# INFORMATION SUPPLIED start

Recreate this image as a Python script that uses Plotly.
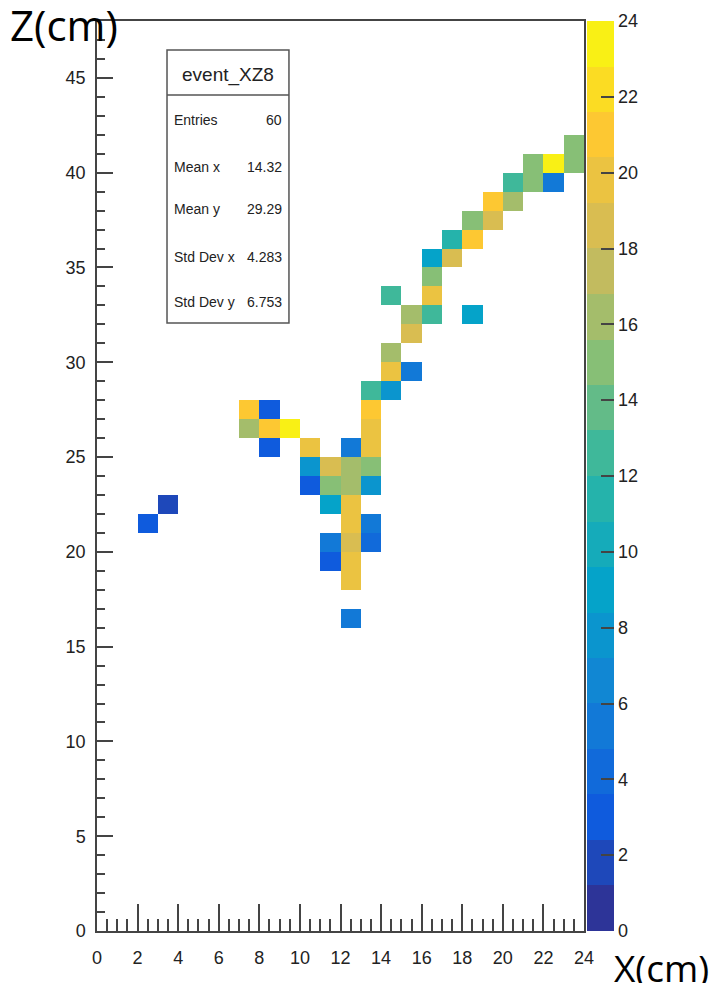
import numpy as np
import plotly.graph_objects as go

# ---- data: occupied bins of the 2D histogram (lower bin edges in cm) and contents ----
cell_x = [12, 12, 11, 12, 11, 12, 13, 2, 12, 13, 3, 11, 12,
          10, 11, 12, 13, 10, 11, 12, 13, 8, 10, 12, 13,
          7, 8, 9, 13, 7, 8, 13, 13, 14, 14, 15, 14, 15,
          15, 16, 18, 14, 16, 16, 16, 17, 17, 18, 18, 19,
          19, 20, 20, 21, 22, 21, 22, 23, 23]
cell_z = [16, 18, 19, 19, 20, 20, 20, 21, 21, 21, 22, 22, 22,
          23, 23, 23, 23, 24, 24, 24, 24, 25, 25, 25, 25,
          26, 26, 26, 26, 27, 27, 27, 28, 28, 29, 29, 30, 31,
          32, 32, 32, 33, 33, 34, 35, 35, 36, 36, 37, 37,
          38, 38, 39, 39, 39, 40, 40, 40, 41]
cell_val = [5.5, 19.5, 3.5, 19.5, 5.5, 18.5, 4.5, 3.5, 19.5, 5.5, 2.0, 9.5, 19.5,
            3.5, 15.5, 16.5, 7.5, 7.5, 18.5, 16.5, 15.5, 3.5, 19.5, 5.5, 19.5,
            16.5, 20.5, 23.5, 19.5, 20.5, 3.5, 21.5, 13.0, 7.5, 19.5, 5.5, 16.5, 18.0,
            16.5, 13.0, 9.0, 13.0, 19.5, 14.5, 8.5, 18.0, 11.5, 21.5, 15.5, 18.0,
            20.5, 16.5, 13.0, 14.5, 5.5, 15.5, 23.5, 14.5, 14.5]

x_edges = list(range(0, 25))      # 24 bins of 1 cm
z_edges = list(range(0, 49))      # 48 bins of 1 cm
cbar_ticks = list(range(0, 25, 2))
stats_labels = ["Entries", "Mean x", "Mean y", "Std Dev x", "Std Dev y"]
stats_values = ["60", "14.32", "29.29", "4.283", "6.753"]
hist_name = "event_XZ8"

# ---- build grid ----
nx, nz = len(x_edges) - 1, len(z_edges) - 1
grid = [[None] * nx for _ in range(nz)]
for cx, cz, v in zip(cell_x, cell_z, cell_val):
    grid[cz][cx] = v
xc = [(a + b) / 2 for a, b in zip(x_edges[:-1], x_edges[1:])]
zc = [(a + b) / 2 for a, b in zip(z_edges[:-1], z_edges[1:])]

# ---- ROOT kBird palette, 20 discrete contour bands ----
stops = [0.0, 0.125, 0.25, 0.375, 0.5, 0.625, 0.75, 0.875, 1.0]
red = [0.2082, 0.0592, 0.0780, 0.0232, 0.1802, 0.5301, 0.8186, 0.9956, 0.9764]
green = [0.1664, 0.3599, 0.5041, 0.6419, 0.7178, 0.7492, 0.7328, 0.7862, 0.9832]
blue = [0.5293, 0.8684, 0.8385, 0.7914, 0.6425, 0.4662, 0.3499, 0.1968, 0.0539]
nb = 20
cs = []
for k in range(nb):
    t = (k + 0.5) / nb
    r = np.interp(t, stops, red) * 255
    g = np.interp(t, stops, green) * 255
    b = np.interp(t, stops, blue) * 255
    col = f"rgb({int(r)},{int(g)},{int(b)})"
    cs.append([k / nb, col])
    cs.append([(k + 1) / nb, col])

FONT = "Liberation Sans, Arial, sans-serif"
AX = "#444444"

fig = go.Figure(go.Heatmap(
    x=xc, y=zc, z=grid, zmin=0, zmax=24, colorscale=cs,
    hoverongaps=False,
    colorbar=dict(
        thickness=27, thicknessmode="pixels", len=1, lenmode="fraction",
        x=1.006, xanchor="left", xpad=0, y=0, yanchor="bottom", ypad=0,
        outlinewidth=0, tickvals=cbar_ticks, ticks="inside", ticklen=13,
        tickwidth=1.5, tickcolor=AX,
        tickfont=dict(family=FONT, size=18, color="#222"),
    ),
))

fig.update_xaxes(
    range=[0, 24], tick0=0, dtick=2, ticks="inside", ticklen=27, tickwidth=1.5,
    tickcolor=AX, showline=True, linecolor=AX, linewidth=1.5, mirror=True,
    showgrid=False, zeroline=False, ticklabelstandoff=10,
    tickfont=dict(family=FONT, size=18, color="#222"),
    minor=dict(dtick=0.5, ticks="inside", ticklen=12, tickwidth=1.5, tickcolor=AX, showgrid=False),
)
fig.update_yaxes(
    range=[0, 48], tick0=0, dtick=5, ticks="inside", ticklen=16, tickwidth=1.5,
    tickcolor=AX, showline=True, linecolor=AX, linewidth=1.5, mirror=True,
    showgrid=False, zeroline=False, ticklabelstandoff=6,
    tickfont=dict(family=FONT, size=18, color="#222"),
    minor=dict(dtick=1, ticks="inside", ticklen=8, tickwidth=1.5, tickcolor=AX, showgrid=False),
)

# ---- stats box ----
bx0, bx1, by0, by1, bdiv = 3.45, 9.46, 32.07, 46.47, 44.10
fig.add_shape(type="rect", xref="x", yref="y", x0=bx0, x1=bx1, y0=by0, y1=by1,
              line=dict(color="#555", width=1.5), fillcolor="white", layer="above")
fig.add_shape(type="line", xref="x", yref="y", x0=bx0, x1=bx1, y0=bdiv, y1=bdiv,
              line=dict(color="#555", width=1.5), layer="above")
fig.add_annotation(x=(bx0 + bx1) / 2, y=45.15, xref="x", yref="y", text=hist_name,
                   showarrow=False, font=dict(family=FONT, size=19, color="#222"))
row_y = [42.78, 40.30, 38.08, 35.55, 33.18]
for lab, val, yy in zip(stats_labels, stats_values, row_y):
    fig.add_annotation(x=3.72, y=yy, xref="x", yref="y", text=lab, showarrow=False,
                       xanchor="left", font=dict(family=FONT, size=14, color="#222"))
    fig.add_annotation(x=9.2, y=yy, xref="x", yref="y", text=val, showarrow=False,
                       xanchor="right", font=dict(family=FONT, size=14, color="#222"))

# ---- axis titles (large, outside the frame) ----
fig.add_annotation(x=-0.183, y=0.996, xref="paper", yref="paper", text="Z(cm)",
                   showarrow=False, xanchor="left", yanchor="middle",
                   font=dict(family="Open Sans, sans-serif", size=42, color="black"))
fig.add_annotation(x=1.0575, y=-0.04, xref="paper", yref="paper", text="X(cm)",
                   showarrow=False, xanchor="left", yanchor="middle",
                   font=dict(family="Open Sans, sans-serif", size=37, color="black"))

# page body adds an 8 px offset; figure sized so the frame lands where the reference has it
fig.update_layout(
    width=712, height=975, autosize=False,
    margin=dict(l=89, r=136, t=13, b=52),
    plot_bgcolor="white", paper_bgcolor="white",
    showlegend=False,
)

fig.write_html("out.html")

# INFORMATION SUPPLIED end

● TASK STATEMENT: Go from the first line of the data above to the line containing "import plotly.graph_objects as go" and retype exactly those lines, both included, but none of the pictures.

● CORRECT ANSWER:
Recreate this image as a Python script that uses Plotly.
import numpy as np
import plotly.graph_objects as go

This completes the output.